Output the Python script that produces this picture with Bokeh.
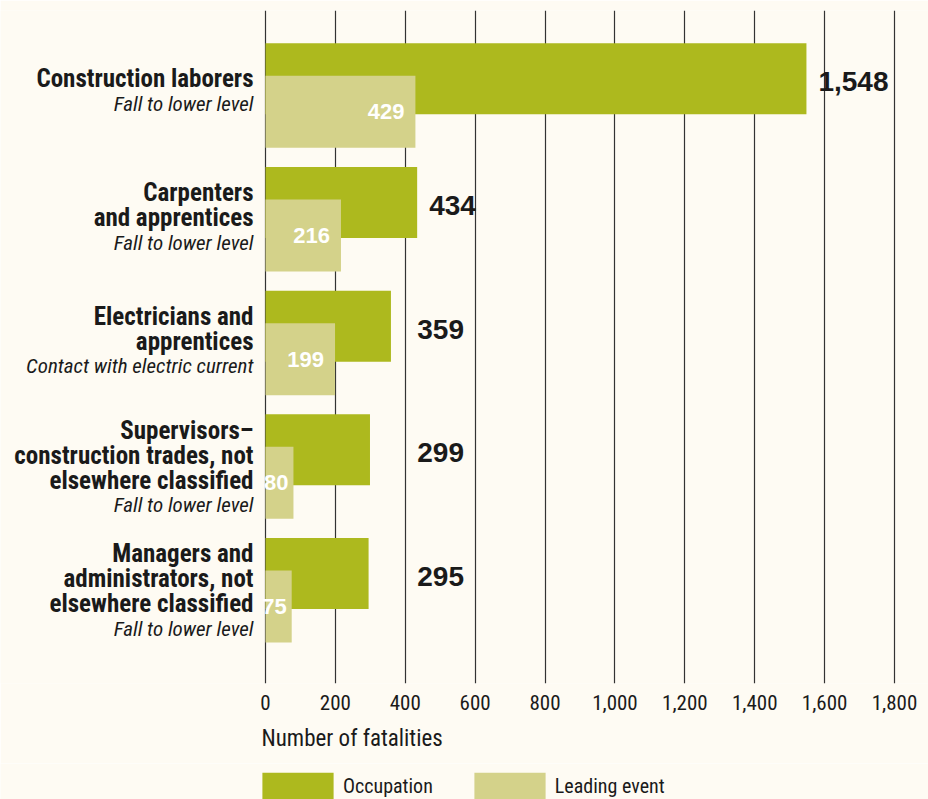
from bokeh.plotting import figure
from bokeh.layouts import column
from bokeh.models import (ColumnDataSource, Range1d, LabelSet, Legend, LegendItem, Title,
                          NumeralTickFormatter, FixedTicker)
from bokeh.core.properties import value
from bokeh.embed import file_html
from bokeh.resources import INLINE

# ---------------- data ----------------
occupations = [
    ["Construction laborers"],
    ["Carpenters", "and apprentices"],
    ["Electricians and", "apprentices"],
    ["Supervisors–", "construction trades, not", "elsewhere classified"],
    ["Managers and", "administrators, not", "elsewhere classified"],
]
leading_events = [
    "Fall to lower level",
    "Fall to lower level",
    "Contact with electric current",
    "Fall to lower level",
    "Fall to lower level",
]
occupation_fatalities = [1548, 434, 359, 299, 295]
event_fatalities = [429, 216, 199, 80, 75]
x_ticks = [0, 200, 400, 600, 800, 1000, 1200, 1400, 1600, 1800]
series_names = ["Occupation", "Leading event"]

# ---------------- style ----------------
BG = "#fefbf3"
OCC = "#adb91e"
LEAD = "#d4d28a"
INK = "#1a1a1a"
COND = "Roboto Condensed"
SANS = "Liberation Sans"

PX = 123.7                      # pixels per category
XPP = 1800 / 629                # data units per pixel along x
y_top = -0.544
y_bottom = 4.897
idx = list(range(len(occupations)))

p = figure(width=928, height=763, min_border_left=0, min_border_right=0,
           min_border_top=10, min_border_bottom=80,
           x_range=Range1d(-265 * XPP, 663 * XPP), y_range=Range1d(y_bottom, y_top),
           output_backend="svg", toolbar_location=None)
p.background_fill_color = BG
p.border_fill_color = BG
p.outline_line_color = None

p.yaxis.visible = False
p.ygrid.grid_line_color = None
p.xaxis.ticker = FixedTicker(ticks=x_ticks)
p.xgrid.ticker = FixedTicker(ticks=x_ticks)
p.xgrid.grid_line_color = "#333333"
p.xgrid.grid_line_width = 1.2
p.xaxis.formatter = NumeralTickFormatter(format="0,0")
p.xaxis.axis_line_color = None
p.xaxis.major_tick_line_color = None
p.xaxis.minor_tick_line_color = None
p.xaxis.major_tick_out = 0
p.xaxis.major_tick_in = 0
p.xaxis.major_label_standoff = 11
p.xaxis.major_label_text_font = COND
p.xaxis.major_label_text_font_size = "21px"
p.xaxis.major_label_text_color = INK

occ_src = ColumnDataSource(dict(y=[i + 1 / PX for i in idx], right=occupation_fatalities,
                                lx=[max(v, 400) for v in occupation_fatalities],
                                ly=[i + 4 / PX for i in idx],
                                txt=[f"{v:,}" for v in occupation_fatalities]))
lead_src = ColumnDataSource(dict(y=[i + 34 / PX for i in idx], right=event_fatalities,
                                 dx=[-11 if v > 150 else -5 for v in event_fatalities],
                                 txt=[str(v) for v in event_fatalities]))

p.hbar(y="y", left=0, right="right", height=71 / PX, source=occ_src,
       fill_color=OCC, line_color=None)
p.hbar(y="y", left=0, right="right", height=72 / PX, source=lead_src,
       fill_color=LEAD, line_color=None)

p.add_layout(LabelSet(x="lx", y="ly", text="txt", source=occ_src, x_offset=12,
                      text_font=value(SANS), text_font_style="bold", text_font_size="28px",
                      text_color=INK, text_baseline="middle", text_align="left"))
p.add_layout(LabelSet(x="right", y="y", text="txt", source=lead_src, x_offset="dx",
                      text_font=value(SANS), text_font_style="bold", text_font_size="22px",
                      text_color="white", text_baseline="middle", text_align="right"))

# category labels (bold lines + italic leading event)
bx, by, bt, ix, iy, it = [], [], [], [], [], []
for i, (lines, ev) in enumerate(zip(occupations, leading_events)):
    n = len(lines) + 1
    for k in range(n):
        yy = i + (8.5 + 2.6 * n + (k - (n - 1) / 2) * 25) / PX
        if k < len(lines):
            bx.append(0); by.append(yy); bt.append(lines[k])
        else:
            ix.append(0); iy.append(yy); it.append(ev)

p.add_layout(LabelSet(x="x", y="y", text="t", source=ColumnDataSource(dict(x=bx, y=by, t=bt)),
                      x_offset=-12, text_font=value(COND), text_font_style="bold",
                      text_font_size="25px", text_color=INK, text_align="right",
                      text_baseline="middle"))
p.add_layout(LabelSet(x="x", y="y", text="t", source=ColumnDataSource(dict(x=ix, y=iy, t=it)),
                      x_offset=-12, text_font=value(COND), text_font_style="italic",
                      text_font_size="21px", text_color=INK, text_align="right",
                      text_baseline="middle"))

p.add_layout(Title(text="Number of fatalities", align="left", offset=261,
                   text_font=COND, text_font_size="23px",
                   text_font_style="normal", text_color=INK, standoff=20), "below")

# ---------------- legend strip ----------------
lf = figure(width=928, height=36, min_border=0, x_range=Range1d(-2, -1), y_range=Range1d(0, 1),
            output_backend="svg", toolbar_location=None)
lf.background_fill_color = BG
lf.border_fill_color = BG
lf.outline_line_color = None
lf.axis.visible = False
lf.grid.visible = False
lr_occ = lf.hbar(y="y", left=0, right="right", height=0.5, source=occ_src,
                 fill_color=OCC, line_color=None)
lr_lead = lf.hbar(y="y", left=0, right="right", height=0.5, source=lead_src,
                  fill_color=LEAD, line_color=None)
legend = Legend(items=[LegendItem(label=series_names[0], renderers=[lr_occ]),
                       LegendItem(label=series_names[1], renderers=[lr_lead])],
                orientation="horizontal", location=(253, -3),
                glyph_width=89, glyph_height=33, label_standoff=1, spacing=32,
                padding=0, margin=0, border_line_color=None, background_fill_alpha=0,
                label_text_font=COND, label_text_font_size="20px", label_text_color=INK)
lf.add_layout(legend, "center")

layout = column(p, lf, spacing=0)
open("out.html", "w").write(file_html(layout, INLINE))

==

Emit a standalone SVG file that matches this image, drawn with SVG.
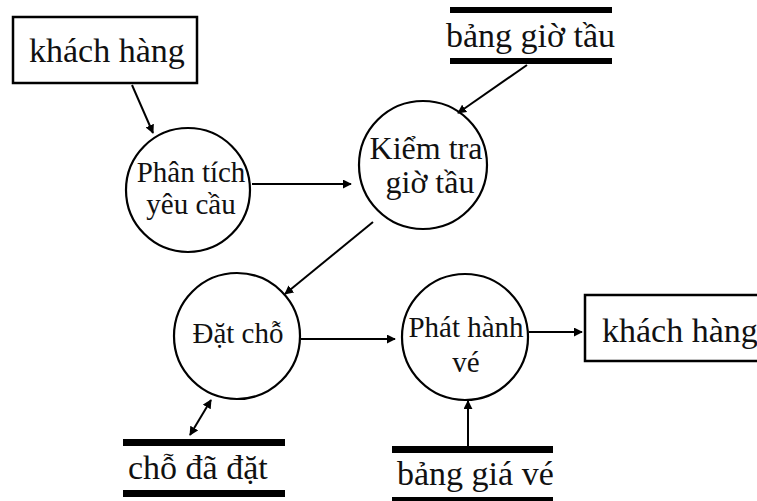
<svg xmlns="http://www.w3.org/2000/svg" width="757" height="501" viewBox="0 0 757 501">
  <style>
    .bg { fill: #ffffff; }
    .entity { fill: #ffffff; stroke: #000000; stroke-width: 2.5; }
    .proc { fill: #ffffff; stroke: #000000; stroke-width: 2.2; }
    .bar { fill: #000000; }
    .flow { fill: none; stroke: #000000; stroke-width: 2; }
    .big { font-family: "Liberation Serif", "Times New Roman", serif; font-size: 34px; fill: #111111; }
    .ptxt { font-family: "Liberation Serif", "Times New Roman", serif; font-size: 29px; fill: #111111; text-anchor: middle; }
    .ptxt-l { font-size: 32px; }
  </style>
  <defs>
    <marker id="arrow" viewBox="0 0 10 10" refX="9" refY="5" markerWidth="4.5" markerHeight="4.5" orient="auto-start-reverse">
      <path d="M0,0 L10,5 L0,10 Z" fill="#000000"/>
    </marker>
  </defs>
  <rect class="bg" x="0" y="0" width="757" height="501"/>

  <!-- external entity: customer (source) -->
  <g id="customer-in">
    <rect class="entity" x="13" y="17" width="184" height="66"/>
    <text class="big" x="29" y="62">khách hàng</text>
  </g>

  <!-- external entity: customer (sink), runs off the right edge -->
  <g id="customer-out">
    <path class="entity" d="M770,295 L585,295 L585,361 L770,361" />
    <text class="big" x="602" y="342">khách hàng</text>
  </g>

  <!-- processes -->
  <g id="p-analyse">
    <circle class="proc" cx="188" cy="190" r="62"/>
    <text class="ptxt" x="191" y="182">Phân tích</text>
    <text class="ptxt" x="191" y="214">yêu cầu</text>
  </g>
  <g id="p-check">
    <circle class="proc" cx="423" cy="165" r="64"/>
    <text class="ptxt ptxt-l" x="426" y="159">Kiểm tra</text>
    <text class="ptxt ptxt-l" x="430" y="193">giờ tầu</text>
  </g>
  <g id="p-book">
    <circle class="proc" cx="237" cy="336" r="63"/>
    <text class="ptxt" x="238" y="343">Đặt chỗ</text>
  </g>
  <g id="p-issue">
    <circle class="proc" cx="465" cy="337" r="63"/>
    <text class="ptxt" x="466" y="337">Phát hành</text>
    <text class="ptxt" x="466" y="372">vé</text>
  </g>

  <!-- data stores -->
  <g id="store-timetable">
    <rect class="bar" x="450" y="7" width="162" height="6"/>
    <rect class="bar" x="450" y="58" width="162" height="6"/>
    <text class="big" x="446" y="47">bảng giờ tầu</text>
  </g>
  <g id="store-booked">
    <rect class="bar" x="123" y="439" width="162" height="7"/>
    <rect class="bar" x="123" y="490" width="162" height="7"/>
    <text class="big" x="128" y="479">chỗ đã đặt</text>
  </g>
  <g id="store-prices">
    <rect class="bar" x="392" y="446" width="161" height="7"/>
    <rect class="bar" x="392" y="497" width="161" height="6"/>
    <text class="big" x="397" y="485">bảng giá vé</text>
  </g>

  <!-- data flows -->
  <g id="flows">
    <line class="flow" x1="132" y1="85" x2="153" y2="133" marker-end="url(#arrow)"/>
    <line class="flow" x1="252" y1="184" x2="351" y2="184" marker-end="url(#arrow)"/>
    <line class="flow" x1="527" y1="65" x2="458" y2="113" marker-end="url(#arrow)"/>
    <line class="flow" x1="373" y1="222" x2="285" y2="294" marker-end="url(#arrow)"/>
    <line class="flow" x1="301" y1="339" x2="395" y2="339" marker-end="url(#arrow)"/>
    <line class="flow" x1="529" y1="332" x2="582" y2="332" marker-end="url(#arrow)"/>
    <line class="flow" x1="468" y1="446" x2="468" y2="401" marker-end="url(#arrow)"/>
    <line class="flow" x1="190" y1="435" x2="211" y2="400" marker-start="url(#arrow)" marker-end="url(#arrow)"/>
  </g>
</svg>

==

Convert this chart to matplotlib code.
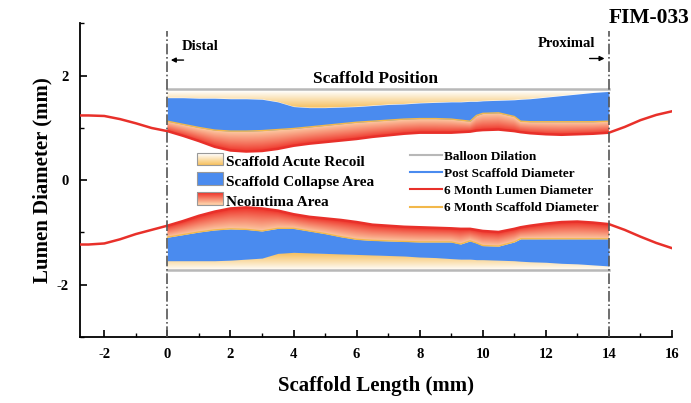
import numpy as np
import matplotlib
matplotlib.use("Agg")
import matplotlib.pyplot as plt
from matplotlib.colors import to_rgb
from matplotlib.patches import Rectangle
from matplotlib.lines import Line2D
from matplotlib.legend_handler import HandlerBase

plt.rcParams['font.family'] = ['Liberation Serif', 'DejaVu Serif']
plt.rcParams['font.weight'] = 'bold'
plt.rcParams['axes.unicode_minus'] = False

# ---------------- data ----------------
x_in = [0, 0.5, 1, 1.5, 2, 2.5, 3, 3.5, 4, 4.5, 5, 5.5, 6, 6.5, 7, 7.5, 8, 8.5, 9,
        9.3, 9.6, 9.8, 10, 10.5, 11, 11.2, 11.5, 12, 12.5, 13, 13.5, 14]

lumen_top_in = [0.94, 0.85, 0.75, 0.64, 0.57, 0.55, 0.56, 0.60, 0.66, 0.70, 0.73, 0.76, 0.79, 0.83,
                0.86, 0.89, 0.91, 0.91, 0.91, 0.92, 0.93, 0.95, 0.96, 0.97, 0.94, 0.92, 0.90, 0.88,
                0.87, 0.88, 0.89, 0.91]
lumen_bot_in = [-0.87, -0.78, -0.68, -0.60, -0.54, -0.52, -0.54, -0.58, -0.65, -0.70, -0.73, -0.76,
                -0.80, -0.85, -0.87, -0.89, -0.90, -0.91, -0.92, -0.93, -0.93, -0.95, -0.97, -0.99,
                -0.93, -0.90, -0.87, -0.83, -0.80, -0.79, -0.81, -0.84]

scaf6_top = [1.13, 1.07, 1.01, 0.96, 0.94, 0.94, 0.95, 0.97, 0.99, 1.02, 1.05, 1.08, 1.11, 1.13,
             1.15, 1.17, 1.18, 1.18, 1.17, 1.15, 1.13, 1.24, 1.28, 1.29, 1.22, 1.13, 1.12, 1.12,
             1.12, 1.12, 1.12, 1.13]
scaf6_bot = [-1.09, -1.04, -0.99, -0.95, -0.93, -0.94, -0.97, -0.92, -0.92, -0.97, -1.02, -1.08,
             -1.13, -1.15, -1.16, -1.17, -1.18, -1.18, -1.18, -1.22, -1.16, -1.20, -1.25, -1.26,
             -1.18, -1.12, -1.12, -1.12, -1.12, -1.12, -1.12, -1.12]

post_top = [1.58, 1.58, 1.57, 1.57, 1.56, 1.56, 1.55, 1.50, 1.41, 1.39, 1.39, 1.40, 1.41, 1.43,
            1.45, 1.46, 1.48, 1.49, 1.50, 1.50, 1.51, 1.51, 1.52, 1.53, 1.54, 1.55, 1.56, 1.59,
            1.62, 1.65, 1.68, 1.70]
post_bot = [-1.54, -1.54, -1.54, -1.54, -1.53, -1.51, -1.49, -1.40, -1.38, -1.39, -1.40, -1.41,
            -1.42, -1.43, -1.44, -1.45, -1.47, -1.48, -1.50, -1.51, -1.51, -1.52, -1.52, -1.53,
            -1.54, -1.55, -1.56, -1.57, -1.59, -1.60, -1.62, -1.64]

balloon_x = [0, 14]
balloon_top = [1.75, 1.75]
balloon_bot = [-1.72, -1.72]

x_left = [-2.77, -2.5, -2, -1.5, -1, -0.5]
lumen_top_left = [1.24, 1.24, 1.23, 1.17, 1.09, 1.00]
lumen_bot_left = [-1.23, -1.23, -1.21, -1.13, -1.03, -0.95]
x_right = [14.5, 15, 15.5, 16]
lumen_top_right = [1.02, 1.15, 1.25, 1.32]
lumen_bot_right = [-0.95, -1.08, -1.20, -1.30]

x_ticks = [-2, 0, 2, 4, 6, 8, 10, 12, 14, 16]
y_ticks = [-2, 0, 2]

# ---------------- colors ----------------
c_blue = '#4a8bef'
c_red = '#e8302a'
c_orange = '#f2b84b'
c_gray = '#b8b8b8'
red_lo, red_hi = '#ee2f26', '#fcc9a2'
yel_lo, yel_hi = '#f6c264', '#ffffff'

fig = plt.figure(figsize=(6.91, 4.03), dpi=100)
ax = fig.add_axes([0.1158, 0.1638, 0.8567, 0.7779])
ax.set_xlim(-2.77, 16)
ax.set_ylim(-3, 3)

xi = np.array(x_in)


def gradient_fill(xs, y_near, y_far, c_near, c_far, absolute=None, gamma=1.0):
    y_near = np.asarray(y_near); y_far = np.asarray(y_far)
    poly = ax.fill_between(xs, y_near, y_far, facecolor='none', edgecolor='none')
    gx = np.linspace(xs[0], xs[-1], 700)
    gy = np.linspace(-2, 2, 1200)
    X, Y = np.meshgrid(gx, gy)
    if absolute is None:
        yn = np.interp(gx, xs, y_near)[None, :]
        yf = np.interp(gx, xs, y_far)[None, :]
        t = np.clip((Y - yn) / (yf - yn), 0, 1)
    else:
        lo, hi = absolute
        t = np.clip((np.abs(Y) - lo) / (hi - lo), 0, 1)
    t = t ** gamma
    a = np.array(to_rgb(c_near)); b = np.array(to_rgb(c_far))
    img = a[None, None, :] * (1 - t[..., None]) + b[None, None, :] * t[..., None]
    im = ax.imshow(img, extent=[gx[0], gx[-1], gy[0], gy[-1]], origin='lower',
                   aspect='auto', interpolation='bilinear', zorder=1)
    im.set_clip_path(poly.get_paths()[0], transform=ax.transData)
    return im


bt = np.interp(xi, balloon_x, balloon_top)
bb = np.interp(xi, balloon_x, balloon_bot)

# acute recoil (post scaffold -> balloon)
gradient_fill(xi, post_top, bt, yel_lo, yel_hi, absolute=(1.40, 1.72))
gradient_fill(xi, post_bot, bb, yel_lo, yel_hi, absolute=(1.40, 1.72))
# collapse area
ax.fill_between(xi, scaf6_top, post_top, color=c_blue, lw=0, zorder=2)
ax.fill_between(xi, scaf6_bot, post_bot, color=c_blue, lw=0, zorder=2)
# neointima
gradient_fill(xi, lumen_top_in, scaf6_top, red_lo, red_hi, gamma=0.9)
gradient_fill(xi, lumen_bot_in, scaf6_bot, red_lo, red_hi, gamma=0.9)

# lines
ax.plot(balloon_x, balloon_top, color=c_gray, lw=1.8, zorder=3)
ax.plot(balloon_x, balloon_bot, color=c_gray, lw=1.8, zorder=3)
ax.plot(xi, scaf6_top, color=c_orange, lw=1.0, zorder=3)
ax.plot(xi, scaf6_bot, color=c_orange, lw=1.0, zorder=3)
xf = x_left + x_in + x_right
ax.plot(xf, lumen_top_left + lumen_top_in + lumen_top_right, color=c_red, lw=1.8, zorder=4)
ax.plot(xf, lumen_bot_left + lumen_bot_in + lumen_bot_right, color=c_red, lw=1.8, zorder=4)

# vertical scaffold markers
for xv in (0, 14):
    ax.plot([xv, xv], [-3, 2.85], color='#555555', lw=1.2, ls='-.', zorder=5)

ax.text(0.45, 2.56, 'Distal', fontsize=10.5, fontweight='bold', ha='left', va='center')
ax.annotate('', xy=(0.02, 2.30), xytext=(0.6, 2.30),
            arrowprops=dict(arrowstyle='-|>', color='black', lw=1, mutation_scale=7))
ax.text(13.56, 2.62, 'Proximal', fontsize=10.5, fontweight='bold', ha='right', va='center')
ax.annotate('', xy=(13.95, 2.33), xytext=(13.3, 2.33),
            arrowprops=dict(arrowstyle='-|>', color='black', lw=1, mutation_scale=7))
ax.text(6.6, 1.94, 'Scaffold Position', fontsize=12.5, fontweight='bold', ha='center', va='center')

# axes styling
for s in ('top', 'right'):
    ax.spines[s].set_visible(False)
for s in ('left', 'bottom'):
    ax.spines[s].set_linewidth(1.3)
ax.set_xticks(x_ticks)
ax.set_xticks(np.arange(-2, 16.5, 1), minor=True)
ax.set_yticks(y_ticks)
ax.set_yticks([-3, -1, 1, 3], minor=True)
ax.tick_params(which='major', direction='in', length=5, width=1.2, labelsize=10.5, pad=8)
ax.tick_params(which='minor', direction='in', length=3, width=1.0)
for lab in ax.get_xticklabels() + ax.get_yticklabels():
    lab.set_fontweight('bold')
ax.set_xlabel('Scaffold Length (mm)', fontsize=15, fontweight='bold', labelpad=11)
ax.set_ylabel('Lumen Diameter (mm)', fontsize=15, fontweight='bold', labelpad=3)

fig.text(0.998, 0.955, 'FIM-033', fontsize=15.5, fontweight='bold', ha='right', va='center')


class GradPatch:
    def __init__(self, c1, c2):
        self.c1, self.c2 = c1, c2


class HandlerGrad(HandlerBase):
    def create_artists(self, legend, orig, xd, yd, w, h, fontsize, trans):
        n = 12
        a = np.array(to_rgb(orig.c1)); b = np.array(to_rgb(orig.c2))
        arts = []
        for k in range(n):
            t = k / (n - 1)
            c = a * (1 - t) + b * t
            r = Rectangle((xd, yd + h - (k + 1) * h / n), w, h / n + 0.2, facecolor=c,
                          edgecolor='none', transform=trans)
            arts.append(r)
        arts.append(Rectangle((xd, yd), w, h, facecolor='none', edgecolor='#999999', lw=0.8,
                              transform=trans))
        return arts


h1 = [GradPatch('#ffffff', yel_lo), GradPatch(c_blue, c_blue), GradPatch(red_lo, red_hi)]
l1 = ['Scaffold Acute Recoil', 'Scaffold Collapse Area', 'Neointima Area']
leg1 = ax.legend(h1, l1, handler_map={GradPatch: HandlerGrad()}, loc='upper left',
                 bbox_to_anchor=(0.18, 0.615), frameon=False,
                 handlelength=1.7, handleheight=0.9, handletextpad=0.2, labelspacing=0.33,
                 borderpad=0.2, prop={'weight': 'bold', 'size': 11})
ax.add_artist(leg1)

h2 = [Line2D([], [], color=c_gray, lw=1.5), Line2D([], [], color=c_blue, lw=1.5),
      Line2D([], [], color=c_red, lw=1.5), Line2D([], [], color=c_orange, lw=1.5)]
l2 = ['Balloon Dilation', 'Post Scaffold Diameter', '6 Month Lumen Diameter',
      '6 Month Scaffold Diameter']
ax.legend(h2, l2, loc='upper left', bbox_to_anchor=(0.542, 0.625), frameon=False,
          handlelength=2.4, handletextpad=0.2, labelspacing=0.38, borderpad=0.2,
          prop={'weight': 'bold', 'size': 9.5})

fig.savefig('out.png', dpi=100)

:: PROBLEM STATEMENT ::
Output nothing except the lines from the one containing "Output the Python" through the one containing "from bokeh.resources import INLINE", both kept, with the pictures removed.

:: WRITTEN RESPONSE ::
Output the Python script that produces this picture with Bokeh.
from bokeh.plotting import figure
from bokeh.layouts import column
from bokeh.models import (ColumnDataSource, Range1d, LabelSet, Legend, LegendItem, Title,
                          NumeralTickFormatter, FixedTicker)
from bokeh.core.properties import value
from bokeh.embed import file_html
from bokeh.resources import INLINE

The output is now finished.